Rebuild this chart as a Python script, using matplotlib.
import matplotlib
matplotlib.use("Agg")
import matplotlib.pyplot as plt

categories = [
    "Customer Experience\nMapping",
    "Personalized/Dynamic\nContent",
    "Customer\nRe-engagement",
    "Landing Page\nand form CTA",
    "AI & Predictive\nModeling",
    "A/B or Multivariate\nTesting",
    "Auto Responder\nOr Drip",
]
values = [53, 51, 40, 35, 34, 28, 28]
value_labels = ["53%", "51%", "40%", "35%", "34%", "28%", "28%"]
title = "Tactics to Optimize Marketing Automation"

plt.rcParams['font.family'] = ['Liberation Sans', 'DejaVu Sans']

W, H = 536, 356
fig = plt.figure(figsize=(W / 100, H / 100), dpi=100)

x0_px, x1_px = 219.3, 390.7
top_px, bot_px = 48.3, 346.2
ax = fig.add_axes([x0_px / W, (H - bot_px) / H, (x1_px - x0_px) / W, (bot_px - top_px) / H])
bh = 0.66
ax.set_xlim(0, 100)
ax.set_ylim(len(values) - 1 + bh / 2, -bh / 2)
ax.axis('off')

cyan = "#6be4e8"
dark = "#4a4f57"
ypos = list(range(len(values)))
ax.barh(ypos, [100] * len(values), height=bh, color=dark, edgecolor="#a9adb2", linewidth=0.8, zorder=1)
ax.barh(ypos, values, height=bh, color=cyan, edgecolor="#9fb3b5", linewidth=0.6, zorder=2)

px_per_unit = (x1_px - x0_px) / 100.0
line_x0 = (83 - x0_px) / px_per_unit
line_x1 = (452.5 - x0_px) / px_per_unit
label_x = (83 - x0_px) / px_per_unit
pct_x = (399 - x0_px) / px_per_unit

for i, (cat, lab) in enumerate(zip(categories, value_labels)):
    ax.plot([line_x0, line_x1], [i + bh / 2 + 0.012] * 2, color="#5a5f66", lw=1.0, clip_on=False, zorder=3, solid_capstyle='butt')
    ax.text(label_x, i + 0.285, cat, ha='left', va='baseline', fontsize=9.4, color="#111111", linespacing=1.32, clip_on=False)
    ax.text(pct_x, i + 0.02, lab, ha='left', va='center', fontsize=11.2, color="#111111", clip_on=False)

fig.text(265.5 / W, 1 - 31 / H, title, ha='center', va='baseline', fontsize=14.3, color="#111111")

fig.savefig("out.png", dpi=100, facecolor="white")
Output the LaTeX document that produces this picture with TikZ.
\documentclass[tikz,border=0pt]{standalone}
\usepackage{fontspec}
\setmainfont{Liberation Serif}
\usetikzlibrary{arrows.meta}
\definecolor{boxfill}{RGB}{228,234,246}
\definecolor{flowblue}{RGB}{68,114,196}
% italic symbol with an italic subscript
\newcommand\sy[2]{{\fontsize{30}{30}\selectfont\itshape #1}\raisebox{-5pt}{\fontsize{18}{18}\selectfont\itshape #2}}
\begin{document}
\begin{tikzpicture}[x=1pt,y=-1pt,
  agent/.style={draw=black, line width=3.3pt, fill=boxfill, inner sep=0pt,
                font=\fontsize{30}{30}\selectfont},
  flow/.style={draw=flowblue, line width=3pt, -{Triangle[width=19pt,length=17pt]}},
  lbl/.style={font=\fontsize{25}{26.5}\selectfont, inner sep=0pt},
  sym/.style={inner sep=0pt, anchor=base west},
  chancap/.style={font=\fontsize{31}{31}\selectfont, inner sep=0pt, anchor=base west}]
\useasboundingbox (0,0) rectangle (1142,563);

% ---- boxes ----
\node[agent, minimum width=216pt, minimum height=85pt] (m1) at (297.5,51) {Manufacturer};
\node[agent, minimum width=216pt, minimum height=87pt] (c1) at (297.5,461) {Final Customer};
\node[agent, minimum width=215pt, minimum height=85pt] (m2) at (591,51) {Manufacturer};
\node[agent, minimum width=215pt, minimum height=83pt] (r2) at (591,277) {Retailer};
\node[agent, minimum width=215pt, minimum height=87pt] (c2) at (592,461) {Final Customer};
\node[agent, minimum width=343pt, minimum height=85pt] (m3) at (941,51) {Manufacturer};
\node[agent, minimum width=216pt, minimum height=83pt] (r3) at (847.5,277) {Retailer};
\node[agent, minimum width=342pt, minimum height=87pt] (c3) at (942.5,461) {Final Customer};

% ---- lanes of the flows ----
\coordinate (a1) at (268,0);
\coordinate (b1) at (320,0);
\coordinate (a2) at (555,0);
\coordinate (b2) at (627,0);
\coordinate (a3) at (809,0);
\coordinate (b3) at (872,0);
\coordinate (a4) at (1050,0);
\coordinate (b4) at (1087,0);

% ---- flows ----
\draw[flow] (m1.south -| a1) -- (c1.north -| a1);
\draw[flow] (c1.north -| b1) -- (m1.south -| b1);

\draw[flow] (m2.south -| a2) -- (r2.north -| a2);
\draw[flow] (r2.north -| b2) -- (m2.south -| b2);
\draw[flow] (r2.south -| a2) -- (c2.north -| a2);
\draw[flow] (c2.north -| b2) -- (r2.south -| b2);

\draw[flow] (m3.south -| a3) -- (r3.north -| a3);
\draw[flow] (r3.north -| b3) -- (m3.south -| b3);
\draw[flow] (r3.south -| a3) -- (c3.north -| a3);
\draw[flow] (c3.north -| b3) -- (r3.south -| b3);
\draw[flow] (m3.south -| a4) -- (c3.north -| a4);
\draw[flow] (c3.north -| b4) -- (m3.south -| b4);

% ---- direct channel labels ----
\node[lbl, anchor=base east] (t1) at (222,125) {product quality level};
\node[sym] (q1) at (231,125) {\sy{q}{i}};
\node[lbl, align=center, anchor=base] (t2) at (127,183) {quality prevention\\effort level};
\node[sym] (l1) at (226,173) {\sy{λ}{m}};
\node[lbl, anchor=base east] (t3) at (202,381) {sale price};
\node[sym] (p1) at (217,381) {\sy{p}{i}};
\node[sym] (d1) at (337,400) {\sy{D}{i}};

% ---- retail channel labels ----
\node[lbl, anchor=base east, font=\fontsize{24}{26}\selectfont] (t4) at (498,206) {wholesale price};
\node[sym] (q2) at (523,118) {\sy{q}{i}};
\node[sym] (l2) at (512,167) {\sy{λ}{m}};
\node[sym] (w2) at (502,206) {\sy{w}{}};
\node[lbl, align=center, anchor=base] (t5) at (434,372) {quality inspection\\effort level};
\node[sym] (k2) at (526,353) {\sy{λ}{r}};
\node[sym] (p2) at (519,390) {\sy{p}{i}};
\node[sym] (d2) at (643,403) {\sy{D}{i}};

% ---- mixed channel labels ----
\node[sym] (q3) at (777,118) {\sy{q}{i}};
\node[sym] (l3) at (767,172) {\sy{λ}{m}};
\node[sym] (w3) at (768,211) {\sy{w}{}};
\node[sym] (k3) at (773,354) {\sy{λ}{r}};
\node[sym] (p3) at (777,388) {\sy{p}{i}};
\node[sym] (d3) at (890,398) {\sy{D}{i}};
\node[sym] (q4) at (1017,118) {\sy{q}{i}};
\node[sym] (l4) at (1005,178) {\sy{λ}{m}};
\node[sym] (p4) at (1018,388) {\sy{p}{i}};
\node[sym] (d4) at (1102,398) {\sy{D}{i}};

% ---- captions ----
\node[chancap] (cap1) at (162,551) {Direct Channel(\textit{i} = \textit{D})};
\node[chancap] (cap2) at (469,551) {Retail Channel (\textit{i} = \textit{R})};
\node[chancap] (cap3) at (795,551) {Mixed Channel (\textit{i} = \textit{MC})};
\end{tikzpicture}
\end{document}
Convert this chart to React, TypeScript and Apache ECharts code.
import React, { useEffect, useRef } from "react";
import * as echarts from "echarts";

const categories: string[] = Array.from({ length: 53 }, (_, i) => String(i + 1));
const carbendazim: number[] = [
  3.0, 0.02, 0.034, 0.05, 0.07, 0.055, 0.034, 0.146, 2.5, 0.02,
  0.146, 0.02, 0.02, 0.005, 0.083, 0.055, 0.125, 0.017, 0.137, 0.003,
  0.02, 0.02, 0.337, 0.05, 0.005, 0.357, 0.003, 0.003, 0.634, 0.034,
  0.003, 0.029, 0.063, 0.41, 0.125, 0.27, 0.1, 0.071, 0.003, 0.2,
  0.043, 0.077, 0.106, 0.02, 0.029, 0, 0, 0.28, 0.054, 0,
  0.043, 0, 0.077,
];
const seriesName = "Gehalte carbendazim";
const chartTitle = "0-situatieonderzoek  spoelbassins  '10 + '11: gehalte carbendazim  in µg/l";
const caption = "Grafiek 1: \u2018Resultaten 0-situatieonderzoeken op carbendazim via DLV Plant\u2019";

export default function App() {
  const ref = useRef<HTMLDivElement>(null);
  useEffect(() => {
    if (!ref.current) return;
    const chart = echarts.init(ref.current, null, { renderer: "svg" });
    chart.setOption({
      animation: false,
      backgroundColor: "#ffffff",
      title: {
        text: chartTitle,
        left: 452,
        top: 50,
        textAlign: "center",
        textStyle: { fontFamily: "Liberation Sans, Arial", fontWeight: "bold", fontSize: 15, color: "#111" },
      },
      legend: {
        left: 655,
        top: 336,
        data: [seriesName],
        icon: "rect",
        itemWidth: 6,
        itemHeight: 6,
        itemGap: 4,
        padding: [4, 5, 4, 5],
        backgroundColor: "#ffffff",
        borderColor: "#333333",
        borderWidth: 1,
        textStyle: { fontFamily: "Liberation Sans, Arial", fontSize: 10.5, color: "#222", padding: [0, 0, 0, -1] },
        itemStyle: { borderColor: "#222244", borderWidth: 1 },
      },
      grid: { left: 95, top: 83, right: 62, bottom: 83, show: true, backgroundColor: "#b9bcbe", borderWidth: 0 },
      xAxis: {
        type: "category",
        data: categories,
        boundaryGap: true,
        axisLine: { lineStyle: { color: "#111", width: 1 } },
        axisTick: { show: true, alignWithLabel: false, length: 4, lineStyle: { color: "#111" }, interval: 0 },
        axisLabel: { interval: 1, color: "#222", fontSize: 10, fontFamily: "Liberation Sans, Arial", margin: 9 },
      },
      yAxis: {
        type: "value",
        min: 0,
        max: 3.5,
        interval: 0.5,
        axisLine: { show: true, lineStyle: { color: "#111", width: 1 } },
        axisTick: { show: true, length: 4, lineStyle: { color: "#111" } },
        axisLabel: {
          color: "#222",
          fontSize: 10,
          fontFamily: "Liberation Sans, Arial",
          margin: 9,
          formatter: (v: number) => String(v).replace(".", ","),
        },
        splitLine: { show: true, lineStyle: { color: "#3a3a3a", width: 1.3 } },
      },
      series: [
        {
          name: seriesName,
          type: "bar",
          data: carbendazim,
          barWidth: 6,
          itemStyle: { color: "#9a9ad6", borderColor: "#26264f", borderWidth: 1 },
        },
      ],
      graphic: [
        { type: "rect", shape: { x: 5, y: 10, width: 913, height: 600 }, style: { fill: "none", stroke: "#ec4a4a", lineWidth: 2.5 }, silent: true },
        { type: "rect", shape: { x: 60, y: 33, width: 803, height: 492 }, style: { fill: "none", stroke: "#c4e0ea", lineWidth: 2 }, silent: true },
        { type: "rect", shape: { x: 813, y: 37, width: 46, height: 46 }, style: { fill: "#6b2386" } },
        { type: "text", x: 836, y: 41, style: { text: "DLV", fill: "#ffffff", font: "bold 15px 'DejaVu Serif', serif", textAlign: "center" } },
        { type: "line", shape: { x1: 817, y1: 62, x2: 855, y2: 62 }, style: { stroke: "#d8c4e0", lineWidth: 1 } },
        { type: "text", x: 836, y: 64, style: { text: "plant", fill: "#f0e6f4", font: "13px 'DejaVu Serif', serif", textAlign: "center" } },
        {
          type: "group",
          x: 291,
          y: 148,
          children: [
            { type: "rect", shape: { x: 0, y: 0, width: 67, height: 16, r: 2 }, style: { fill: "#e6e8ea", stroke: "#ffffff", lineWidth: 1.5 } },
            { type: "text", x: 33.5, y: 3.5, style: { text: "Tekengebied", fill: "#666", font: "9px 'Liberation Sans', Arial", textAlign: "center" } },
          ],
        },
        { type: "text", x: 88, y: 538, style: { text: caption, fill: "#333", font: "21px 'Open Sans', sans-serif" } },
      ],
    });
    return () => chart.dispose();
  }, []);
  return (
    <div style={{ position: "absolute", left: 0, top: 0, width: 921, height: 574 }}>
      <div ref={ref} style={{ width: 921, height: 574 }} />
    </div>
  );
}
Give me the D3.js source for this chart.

*CHALLENGE*
The required output is the exact run of lines from the beginning of the listing above to the line that contains "import matplotlib.pyplot as plt", inclusive of both.

*EXERCISE RESPONSE*
Rebuild this chart as a Python script, using matplotlib.
import matplotlib
matplotlib.use("Agg")
import matplotlib.pyplot as plt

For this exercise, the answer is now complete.